Web Services and Cocoa
Tim Raphael, Murdoch University
Track: Web & HTML5; Audience: Intermediate
As everything seems to be floating up to the cloud, the pairing of web services with mobile applications is becoming a popular trend. In this presentation you will learn how to make your own RESTful web service and how to integrate it into your app using Cocoa and other third party libraries. I will also be demonstrating RESTful web service concepts and application architectures that have worked for me in building my own system.
Developing novice-focused debugging tools for C using LLVM and Clang on OS X
Matthew Heinsen Egan, University of Western Australia
Track: Tools & Tech; Audience: Intermediate
Apple and its primary development environment, XCode, have recently abandoned the long-favoured GCC, replacing it with Clang and LLVM. For most Apple developers, this change has been seamless and invisible, but importantly it affords great opportunities for the teaching of programming languages in universities. Not only have XCode and related tools been significantly improved by this switch, but the design of Clang and LLVM facilitate the development of new teaching tools, not previously possible with GCC.
This presentation will introduce our development of new novice-focused debugging tools for the C programming language on Mac OS X. C remains important for students: it is used to teach operating systems and networking concepts, and is the foundation of other important, widely-used languages (such as Objective C). Novice-focused debugging tools can assist users by detecting and explaining runtime errors, providing explanatory information, automatically visualizing memory, and by using simple, intuitive interfaces.

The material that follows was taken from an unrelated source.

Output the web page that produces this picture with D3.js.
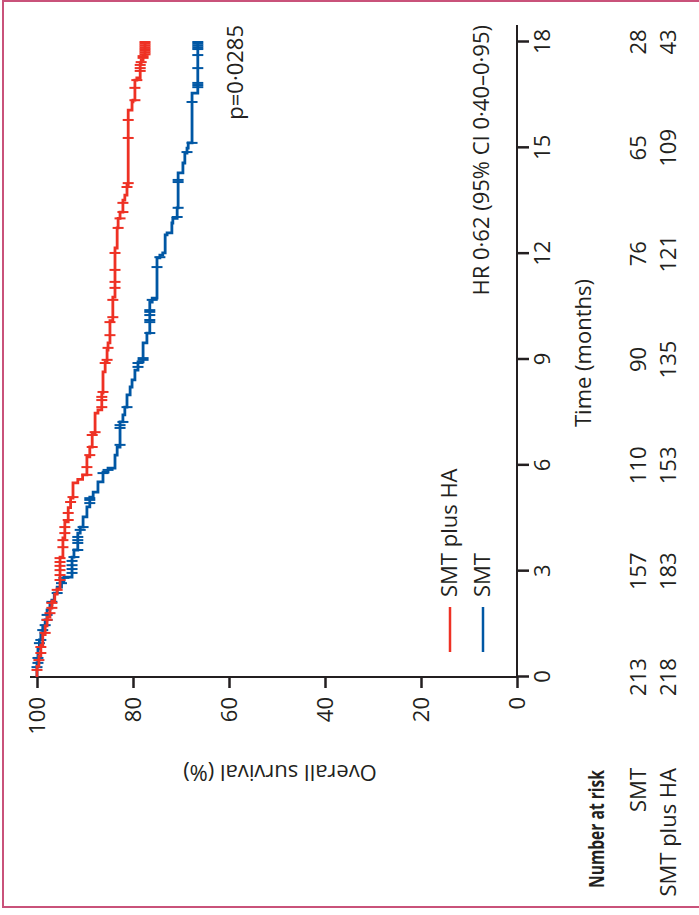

We are developing novice-focused debugging tools, with high-quality maintainable support for the C language, by leveraging the LLVM and Clang libraries. Previous teaching tools used custom-built parsers, interpreters, and instrumentation methods, which were exceedingly complex and have proven to be unsustainable. Furthermore, their support of the language is often fragile or incomplete. This presentation discusses our use of LLVM for compile-time instrumentation, and our use of Clang for parsing and examining C source code. We will explain our use of advanced techniques, such as automatic detection of runtime errors and reversible debugging, and how they assist our teaching using OS X.